Written exercise
The lines from the top of the material through the line with "10.6, 17, 9.0]" are to be set down exactly. Leave the pictures out.

* start Dataset extract *

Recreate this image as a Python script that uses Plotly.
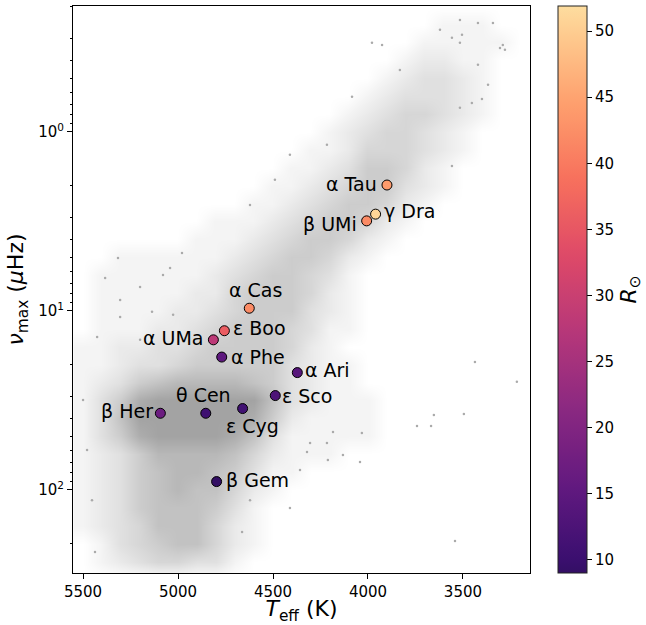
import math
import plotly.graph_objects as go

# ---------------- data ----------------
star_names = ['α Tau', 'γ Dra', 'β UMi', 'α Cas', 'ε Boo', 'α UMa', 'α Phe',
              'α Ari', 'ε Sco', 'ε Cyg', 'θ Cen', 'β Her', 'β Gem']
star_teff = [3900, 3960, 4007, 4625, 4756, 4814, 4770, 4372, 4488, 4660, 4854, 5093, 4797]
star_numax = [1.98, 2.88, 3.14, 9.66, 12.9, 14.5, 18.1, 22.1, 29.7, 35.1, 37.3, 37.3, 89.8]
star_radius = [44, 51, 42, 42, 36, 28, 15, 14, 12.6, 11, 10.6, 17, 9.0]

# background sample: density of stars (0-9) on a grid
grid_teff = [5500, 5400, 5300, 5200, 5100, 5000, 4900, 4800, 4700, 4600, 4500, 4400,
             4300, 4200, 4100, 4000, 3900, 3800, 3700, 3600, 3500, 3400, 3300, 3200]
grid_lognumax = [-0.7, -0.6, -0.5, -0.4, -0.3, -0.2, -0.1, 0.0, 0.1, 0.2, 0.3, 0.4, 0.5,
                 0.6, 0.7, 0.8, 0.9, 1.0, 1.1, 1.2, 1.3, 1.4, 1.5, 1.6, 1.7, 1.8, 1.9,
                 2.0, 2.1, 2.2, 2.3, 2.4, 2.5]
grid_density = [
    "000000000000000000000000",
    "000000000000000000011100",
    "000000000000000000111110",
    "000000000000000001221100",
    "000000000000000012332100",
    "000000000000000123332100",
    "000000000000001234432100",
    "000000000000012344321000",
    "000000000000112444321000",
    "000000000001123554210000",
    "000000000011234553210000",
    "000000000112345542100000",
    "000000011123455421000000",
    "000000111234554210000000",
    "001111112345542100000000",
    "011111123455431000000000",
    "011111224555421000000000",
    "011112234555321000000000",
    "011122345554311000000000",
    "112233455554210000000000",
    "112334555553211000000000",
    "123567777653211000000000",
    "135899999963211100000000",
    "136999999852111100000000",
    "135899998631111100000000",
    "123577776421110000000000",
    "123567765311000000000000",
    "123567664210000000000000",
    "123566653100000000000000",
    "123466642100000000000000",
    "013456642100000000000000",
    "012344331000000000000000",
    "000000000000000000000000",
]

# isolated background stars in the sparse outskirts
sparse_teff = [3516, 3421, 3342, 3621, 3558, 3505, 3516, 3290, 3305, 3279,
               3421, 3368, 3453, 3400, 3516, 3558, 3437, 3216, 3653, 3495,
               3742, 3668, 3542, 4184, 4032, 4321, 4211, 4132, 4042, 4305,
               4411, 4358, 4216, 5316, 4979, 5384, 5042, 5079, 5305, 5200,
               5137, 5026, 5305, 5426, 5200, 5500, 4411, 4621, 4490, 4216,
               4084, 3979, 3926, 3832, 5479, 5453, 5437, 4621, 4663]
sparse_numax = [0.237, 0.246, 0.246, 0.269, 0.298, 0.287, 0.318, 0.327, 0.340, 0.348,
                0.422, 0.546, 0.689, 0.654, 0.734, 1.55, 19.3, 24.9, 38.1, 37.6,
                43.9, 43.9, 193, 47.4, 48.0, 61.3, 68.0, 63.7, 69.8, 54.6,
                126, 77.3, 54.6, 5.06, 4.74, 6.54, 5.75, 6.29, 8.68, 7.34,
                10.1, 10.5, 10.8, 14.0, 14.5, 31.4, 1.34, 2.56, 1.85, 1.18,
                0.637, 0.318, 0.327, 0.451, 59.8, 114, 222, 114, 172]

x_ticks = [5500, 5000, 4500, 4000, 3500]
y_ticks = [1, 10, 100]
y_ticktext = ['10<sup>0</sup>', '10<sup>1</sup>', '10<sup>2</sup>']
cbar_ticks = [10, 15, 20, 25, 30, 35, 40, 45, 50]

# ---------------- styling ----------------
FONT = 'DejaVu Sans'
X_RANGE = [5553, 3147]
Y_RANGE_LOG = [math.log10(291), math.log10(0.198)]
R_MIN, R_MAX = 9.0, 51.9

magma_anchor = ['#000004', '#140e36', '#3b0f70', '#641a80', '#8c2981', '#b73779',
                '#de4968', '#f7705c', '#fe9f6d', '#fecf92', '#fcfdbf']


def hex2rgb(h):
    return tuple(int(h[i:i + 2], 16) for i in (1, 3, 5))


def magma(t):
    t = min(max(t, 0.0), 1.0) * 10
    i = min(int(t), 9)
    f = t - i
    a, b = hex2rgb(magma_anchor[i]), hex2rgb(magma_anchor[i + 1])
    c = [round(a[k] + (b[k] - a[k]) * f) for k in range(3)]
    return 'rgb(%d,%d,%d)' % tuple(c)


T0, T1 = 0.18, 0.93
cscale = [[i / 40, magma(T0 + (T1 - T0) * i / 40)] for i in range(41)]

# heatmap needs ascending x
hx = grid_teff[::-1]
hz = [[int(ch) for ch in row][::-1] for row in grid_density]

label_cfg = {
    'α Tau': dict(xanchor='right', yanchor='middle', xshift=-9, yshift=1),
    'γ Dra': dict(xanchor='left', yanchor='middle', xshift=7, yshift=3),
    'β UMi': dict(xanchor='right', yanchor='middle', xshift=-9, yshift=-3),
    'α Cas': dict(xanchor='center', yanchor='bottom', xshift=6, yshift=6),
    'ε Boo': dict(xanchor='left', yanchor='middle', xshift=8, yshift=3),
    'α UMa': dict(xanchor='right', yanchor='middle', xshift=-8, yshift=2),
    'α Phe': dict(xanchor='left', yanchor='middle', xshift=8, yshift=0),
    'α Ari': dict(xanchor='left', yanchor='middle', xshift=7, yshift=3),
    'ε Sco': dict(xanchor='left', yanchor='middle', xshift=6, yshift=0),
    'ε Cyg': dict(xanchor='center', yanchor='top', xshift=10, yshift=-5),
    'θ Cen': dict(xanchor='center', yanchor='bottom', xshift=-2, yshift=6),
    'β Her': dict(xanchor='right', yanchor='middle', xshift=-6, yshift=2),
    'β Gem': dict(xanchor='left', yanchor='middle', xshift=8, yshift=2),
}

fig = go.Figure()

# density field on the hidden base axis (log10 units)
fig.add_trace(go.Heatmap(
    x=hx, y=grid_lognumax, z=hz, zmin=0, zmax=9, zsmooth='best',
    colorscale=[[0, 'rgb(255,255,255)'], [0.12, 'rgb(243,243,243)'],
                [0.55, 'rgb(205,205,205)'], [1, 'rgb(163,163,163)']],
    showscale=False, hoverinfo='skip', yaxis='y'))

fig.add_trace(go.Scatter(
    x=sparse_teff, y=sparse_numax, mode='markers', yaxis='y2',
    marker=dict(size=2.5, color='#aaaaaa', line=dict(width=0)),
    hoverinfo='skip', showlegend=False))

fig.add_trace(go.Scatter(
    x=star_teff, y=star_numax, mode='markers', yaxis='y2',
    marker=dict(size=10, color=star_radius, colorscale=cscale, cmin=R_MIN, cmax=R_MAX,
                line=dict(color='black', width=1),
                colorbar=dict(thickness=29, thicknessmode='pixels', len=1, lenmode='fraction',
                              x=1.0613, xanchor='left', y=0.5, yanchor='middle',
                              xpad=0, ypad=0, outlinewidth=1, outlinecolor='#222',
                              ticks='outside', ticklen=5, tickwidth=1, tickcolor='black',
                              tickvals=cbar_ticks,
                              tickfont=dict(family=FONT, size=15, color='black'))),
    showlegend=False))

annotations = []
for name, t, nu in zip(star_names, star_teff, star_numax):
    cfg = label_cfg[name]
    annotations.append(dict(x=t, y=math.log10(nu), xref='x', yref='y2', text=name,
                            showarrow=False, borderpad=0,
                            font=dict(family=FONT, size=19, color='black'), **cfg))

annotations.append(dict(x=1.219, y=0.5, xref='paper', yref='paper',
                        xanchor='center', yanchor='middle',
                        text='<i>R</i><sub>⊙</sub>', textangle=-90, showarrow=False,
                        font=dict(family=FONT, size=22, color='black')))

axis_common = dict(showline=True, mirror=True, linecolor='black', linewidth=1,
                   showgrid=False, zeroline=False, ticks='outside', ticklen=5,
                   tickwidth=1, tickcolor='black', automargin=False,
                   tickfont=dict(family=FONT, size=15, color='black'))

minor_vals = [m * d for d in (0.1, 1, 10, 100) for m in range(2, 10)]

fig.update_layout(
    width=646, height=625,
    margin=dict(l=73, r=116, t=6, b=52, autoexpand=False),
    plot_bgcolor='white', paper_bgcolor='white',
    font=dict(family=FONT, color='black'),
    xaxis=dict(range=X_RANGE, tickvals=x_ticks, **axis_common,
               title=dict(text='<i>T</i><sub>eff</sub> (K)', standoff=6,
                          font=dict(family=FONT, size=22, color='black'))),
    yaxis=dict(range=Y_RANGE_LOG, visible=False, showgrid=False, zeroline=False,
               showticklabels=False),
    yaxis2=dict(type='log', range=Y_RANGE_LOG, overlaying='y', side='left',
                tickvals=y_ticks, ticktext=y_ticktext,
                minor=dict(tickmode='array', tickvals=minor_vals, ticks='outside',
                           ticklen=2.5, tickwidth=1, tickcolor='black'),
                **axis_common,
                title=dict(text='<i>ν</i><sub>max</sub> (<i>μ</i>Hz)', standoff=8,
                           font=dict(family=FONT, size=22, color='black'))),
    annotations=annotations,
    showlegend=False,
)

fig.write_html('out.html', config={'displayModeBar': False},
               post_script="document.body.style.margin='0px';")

* end Dataset extract *

Finished answer
Recreate this image as a Python script that uses Plotly.
import math
import plotly.graph_objects as go

# ---------------- data ----------------
star_names = ['α Tau', 'γ Dra', 'β UMi', 'α Cas', 'ε Boo', 'α UMa', 'α Phe',
              'α Ari', 'ε Sco', 'ε Cyg', 'θ Cen', 'β Her', 'β Gem']
star_teff = [3900, 3960, 4007, 4625, 4756, 4814, 4770, 4372, 4488, 4660, 4854, 5093, 4797]
star_numax = [1.98, 2.88, 3.14, 9.66, 12.9, 14.5, 18.1, 22.1, 29.7, 35.1, 37.3, 37.3, 89.8]
star_radius = [44, 51, 42, 42, 36, 28, 15, 14, 12.6, 11, 10.6, 17, 9.0]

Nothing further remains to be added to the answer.